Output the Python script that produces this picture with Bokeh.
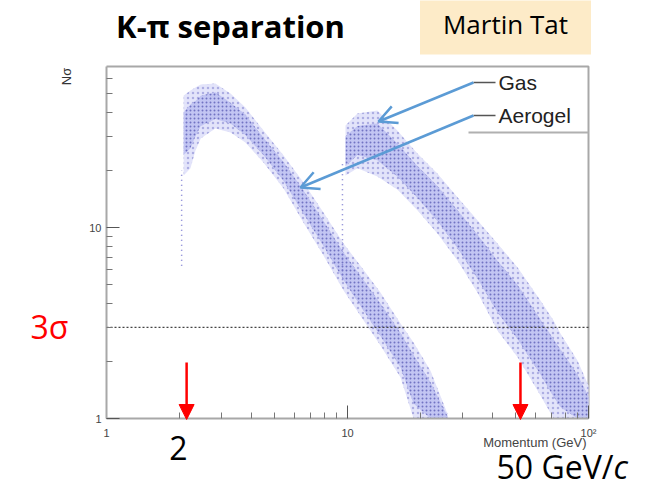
import math
from bokeh.plotting import figure
from bokeh.models import Label, Arrow, NormalHead, OpenHead, FixedTicker, Range1d
from bokeh.embed import file_html
from bokeh.resources import INLINE

# ---------------- data ----------------
# Aerogel band: momentum (GeV/c), outer lower/upper edge and dense-core edges of N_sigma
aerogel_p   = [2.09, 2.23, 2.34, 2.46, 2.83, 3.27, 3.77, 4.48, 5.43, 6.57, 7.95, 9.63, 11.3, 13.7, 16.6, 18.8, 22.1, 26.0]
aerogel_hi  = [49.1, 52.2, 54.1, 56.1, 56.7, 50.3, 42.5, 32.2, 23.8, 17.2, 12.0, 8.25, 6.32, 4.57, 3.14, 2.50, 1.78, 1.06]
aerogel_lo  = [18.7, 20.4, 25.3, 29.2, 33.0, 31.4, 27.9, 21.9, 16.0, 10.6, 7.14, 4.68, 3.46, 2.41, 1.64, 1.00, 1.00, 1.00]
aerogel_chi = [40.0, 44.0, 46.0, 49.0, 51.0, 45.0, 39.0, 29.5, 22.0, 15.6, 10.8, 7.40, 5.60, 4.00, 2.80, 2.15, 1.55, 1.03]
aerogel_clo = [24.0, 26.0, 30.0, 34.0, 37.0, 35.0, 30.5, 24.0, 17.5, 11.8, 8.00, 5.30, 3.90, 2.70, 1.85, 1.20, 1.00, 1.00]

# Gas band
gas_p   = [9.81, 11.0, 13.3, 16.1, 19.5, 23.6, 28.6, 34.6, 41.9, 50.8, 63.2, 71.6, 76.5, 90.0, 100.0]
gas_hi  = [34.2, 39.5, 41.0, 32.2, 24.4, 19.2, 14.4, 10.9, 8.25, 6.18, 4.15, 3.26, 2.79, 2.01, 1.49]
gas_lo  = [18.7, 20.4, 18.5, 15.8, 12.3, 9.30, 6.72, 4.57, 2.89, 2.09, 1.32, 1.00, 1.00, 1.00, 1.00]
gas_chi = [30.0, 34.0, 35.0, 27.5, 21.0, 16.5, 12.3, 9.20, 6.70, 5.00, 3.30, 2.60, 2.30, 1.70, 1.30]
gas_clo = [21.0, 24.0, 22.5, 18.5, 14.3, 10.8, 7.80, 5.40, 3.60, 2.60, 1.70, 1.30, 1.15, 1.00, 1.00]

# sparse threshold streaks (momentum, N_sigma from..to)
aerogel_thr_p = [2.05, 2.05]
aerogel_thr_n = [6.3, 19.9]
gas_thr_p = [9.53, 9.53]
gas_thr_n = [5.3, 22.4]

sigma_line = 3.0
arrow_p = [2.15, 52.2]
arrow_labels = ["2", "50 GeV/", "c"]

x_ticks = [1, 10, 100]
x_tick_labels = ["1", "10", "10\u00b2"]
y_ticks = [1, 10]
y_tick_labels = ["1", "10"]
x_minor = [2, 3, 4, 5, 6, 7, 8, 9, 20, 30, 40, 50, 60, 70, 80, 90]
y_minor = [2, 3, 4, 5, 6, 7, 8, 9, 20, 30, 40, 50, 60]

legend_names = ["Gas", "Aerogel"]

# ---------------- layout ----------------
W, H = 658, 487
FL, FR, FT, FB = 106, 588, 66, 418          # ROOT frame box on the slide (pixels)
XA, XB = 1.0, 100.0                          # momentum range of the box
YA = 1.0
YB = 10 ** ((FB - FT) / 191.0)               # N_sigma at the top of the box


def xd(px):
    return 10 ** (math.log10(XA) + (px - FL) / (FR - FL) * (math.log10(XB) - math.log10(XA)))


def yd(py):
    return 10 ** (math.log10(YA) + (FB - py) / (FB - FT) * (math.log10(YB) - math.log10(YA)))


# the Bokeh frame covers the whole slide; the ROOT box is drawn inside it
p = figure(width=W, height=H, x_axis_type="log", y_axis_type="log",
           x_range=Range1d(xd(0), xd(W)), y_range=Range1d(yd(H), yd(0)),
           output_backend="svg", toolbar_location=None, min_border=0)
p.grid.visible = False
p.background_fill_color = "white"
p.border_fill_color = "white"
p.outline_line_color = None

p.xaxis.fixed_location = YA
p.yaxis.fixed_location = XA
p.xaxis.bounds = (XA, XB)
p.yaxis.bounds = (YA, YB)
for ax, ticks, minor, labels in ((p.xaxis[0], x_ticks, x_minor, x_tick_labels),
                                 (p.yaxis[0], y_ticks, y_minor, y_tick_labels)):
    ax.ticker = FixedTicker(ticks=ticks, minor_ticks=minor)
    ax.major_label_overrides = {t: l for t, l in zip(ticks, labels)}
    ax.axis_line_color = "#a8a8a8"
    ax.axis_line_width = 2
    ax.major_tick_line_color = "#555555"
    ax.minor_tick_line_color = "#777777"
    ax.major_tick_in = 13
    ax.major_tick_out = 0
    ax.minor_tick_in = 6
    ax.minor_tick_out = 0
    ax.major_label_text_font = "Liberation Sans"
    ax.major_label_text_font_size = "11px"
    ax.major_label_text_color = "#444444"
p.xaxis.major_label_standoff = 8
p.yaxis.major_label_standoff = 5

# top and right sides of the ROOT box
p.line(x=[XA, XB, XB], y=[YB, YB, YA], line_color="#a8a8a8", line_width=2)

# bands: sparse outer halo and dense core
for xs, lo, hi in ((aerogel_p, aerogel_lo, aerogel_hi), (gas_p, gas_lo, gas_hi)):
    p.varea(x=xs, y1=lo, y2=hi, fill_color="#e3e4fa", fill_alpha=1.0,
            hatch_pattern="dot", hatch_color="#5c5cc0", hatch_alpha=0.4,
            hatch_scale=5, hatch_weight=1.0)
for xs, lo, hi in ((aerogel_p, aerogel_clo, aerogel_chi), (gas_p, gas_clo, gas_chi)):
    p.varea(x=xs, y1=lo, y2=hi, fill_color="#c2c5f3", fill_alpha=1.0,
            hatch_pattern="dot", hatch_color="#30309a", hatch_alpha=0.55,
            hatch_scale=4, hatch_weight=1.2)

for xs, ns in ((aerogel_thr_p, aerogel_thr_n), (gas_thr_p, gas_thr_n)):
    p.line(x=xs, y=ns, line_color="#7a7ad0", line_width=1.5, line_dash="1 4")

p.line(x=[XA, XB], y=[sigma_line, sigma_line], line_color="#444444",
       line_dash="2 2", line_width=1.2)

# legend (ROOT style, in the box)
leg_y = [82, 115]
for name, py in zip(legend_names, leg_y):
    p.segment(x0=[xd(473)], y0=[yd(py)], x1=[xd(495)], y1=[yd(py)],
              line_color="#555555", line_width=1.5)
    p.add_layout(Label(x=xd(498), y=yd(py), text=name, text_align="left",
                       text_baseline="middle", text_font="Liberation Sans",
                       text_font_size="21px", text_color="#222222"))
p.segment(x0=[xd(468)], y0=[yd(132)], x1=[xd(588)], y1=[yd(132)],
          line_color="#b0b0b0", line_width=2)

BLUE = "#5b9bd5"
for (sx, sy), (ex, ey) in (((473, 82), (378, 121)), ((473, 115), (300, 187))):
    p.add_layout(Arrow(end=OpenHead(line_color=BLUE, line_width=2.5, size=18),
                       x_start=xd(sx), y_start=yd(sy), x_end=xd(ex), y_end=yd(ey),
                       line_color=BLUE, line_width=2.5))

for ap in arrow_p:
    p.add_layout(Arrow(end=NormalHead(size=15, fill_color="#ff0000", line_color="#ff0000"),
                       x_start=ap, y_start=yd(362), x_end=ap, y_end=yd(419),
                       line_color="#ff0000", line_width=2.5))


def slide_label(px, py, text, **kw):
    p.add_layout(Label(x=xd(px), y=yd(py), text=text, **kw))


slide_label(178, 447, arrow_labels[0], text_align="center", text_baseline="middle",
            text_font="Open Sans", text_font_size="32px", text_color="#000000")
slide_label(613, 466, arrow_labels[1], text_align="right", text_baseline="middle",
            text_font="Open Sans", text_font_size="32px", text_color="#000000")
slide_label(613, 466, arrow_labels[2], text_align="left", text_baseline="middle",
            text_font="Open Sans", text_font_style="italic", text_font_size="32px",
            text_color="#000000")
slide_label(49, 326, "3\u03c3", text_align="center", text_baseline="middle",
            text_font="Open Sans", text_font_size="32px", text_color="#ff0000")
slide_label(230, 25, "K-\u03c0 separation", text_align="center", text_baseline="middle",
            text_font="Open Sans", text_font_style="bold", text_font_size="31px",
            text_color="#000000")
slide_label(505, 23, "Martin Tat", text_align="center", text_baseline="middle",
            text_font="Open Sans", text_font_size="26px", text_color="#000000",
            background_fill_color="#fdebc8",
            padding=dict(left=23, right=23, top=13, bottom=13))
slide_label(66, 76, "N\u03c3", angle=math.pi / 2, text_align="center",
            text_baseline="middle", text_font="Liberation Sans", text_font_size="13px",
            text_color="#333333")
slide_label(586, 442, "Momentum (GeV)", text_align="right", text_baseline="middle",
            text_font="Liberation Sans", text_font_size="13px", text_color="#444444")

open("out.html", "w").write(file_html(p, INLINE))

■ **Problem**
Locate all lines in the listing above with the word "picture". Copy them.

■ **Solution to the problem**
Output the Python script that produces this picture with Bokeh.

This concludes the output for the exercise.